I recently heard from Accord publishing, as they had someone knitting the LaMancha Watchcap (in the 2006 calendar they produce) who had a question on the chart. There was a knitter who was a bit confused by the “no stitch” part of the chart as she had not seen that before, so I thought I would put a brief explanation here in the advent that there are others. My response is as follows:
This is a common method in charting which is seen where there are not the same number of stitches in each row.
When looking at the chart for the pattern, you will notice that you see the squares where there is no stitch where decreases are worked. The stitch that used to be there is no longer there because it was decreased away (hence “no stitch”). It simply keeps the chart tidy so that stitches are lined up where they are worked. When you come to a “no stitch” square, skip over it to the next square. There is no action in your knitting, it just keeps the chart so that stitches in following rows line up as they do in the knitting.
This method of charting a stitch pattern is used in many major publications, such as Knitters by XRX. It is comparable to charts where you see squares that are simply not there when stitches have been decreased away.
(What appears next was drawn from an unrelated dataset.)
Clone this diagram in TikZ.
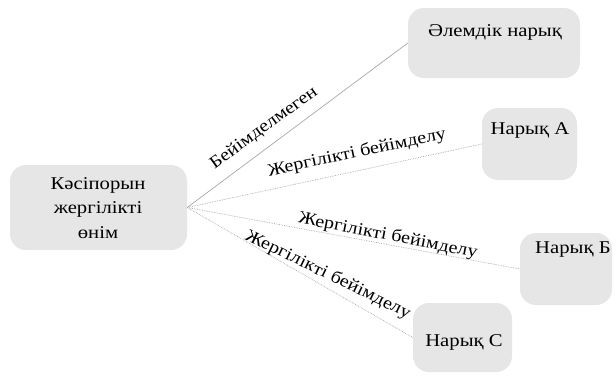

Sometimes, particularly if you are dealing with one square at a time, it can be difficult to tell that a square is not there, so making the space black (or gray) can make the chart easier to read.
So, when working across the chart, when you come to one of those “no stitch” squares, ignore it and move to the next square. That square is telling you there used to be a stitch there but not anymore. You don’t do anything with it.
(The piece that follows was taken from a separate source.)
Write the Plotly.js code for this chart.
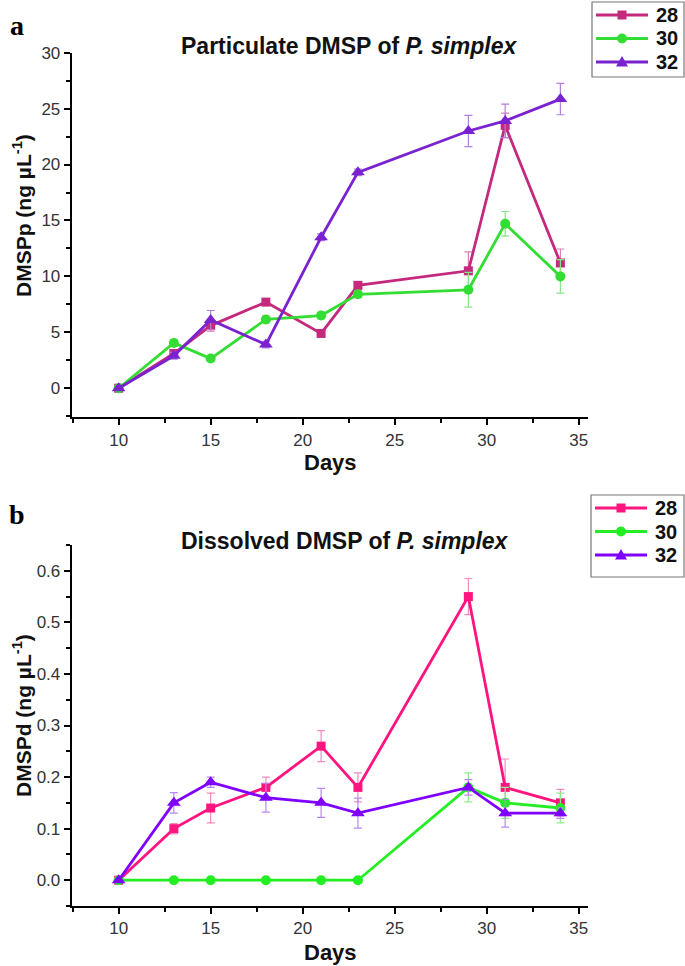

When I did a google search, I had to type in “no stitch symbol on knitting chart” in order to find any results. Sarah Bradberryhas a wonderful site that has patterns from Home Work (published in 1891…this can also be accessed on the internet in the original form, you can view the table of contents hereand continue navigating). Please note that the content on Sarah Bradberry’s site is copyrighted (this would be her presentation of the antique patterns, not the antique patterns themselves).
For those of you who are new to reading knitting charts, it can be a little awkward when you first start just as anything new can be. I myself love charts, because I am used to reading my knitting. This is also a term that some knitters are not used to (some have not been taught this, either). It means simply looking at your knitting and recognizing what the stitches look like. For example, stockinette stitch appears as a knit stitch on the “right side” and a “purl” stitch on the wrong side. Garter stitch, which you can get by either knitting every row or purling every row (typically knitting every row) has the appearance that it does because both sides of the knitting have rows that alternate between the purl stitch rows (the back side of the knit stitch) with the knit stitch rows.
When I was working on a lace dresser scarf this past week while on vacation, I looked at the way the edging was attaching. I knew I would have a line of purl stitches on the right side by working the traditional knit 2 together when attaching the edging (because whenever you work a knit stitch, you have the appearance of a purl stitch on the opposite side of the fabric). I also knew that if I worked a purl two together, I would have a line of knit stitches across the bottom and top of the knitting, which would have created a line. I did not want that. What caused that to happen? By working the purl two together, the stitch that would lie under the other stitch as the decrease is worked while you are looking at it, would be the right hand stitch. In the case of attaching the edging, the stitch on the right hand side is the last stitch of the edging. When you then flip the work over and look at it from the right side, that stitch is now on top (from the back it was the stitch on the bottom, so it makes sense that from the front it would be the stitch on top). If I wanted a line of knit stitches where the edging joined, that would not be an issue. However for me, I like a more subtle effect. So the question then becomes how do I interrupt that line so it is not so obvious.
I have to work a decrease between the last edging stitch and the first stitch of the piece that the edging is attached to. How can I interupt the line of decreases so I don’t have a hard line? By not having the same stitch on top for every decrease. If the last edging stitch is always on top from the front of the work, I would have a line. By working a decrease that places the edging stitch on top while the decrease is worked, this would mean that from the front of the work, the edging stitch would be behind the other stitch in the decrease. Since the same stitch is not always on top, I would not have an unbroken line which would draw the eye to it.
By “reading” my knitting, I was able to choose a purl two together through the back loop as the method I wanted to use. It is all about looking at your knitting and thinking about how what you do looks. It means looking at your knitting, studying what you are doing and recognizing how that affects both sides of your knitting. It also means if you are not sure what will happen with certain things, being willing to try different ways and look to see what the outcome is. For example, I don’t always remember which way a purl two together versus a purl two together through the back loop is going to slant if I work a decrease on the wrong side of the fabric. Is it going to look like a k2tog or a ssk on the right side of the fabric? If I cannot remember, I try one and flip my knitting over and look at it. If I want the decrease to lean to the right, (and you knit in the typical manner), I would want it to look like a ssk. In which case, it needs to be a purl two together.
I could talk more about this but I don’t want to drag it out more. It really is about learning cause and effect with what we do, looking at what we do so that we can make choices based on what we like, not what we are told to do.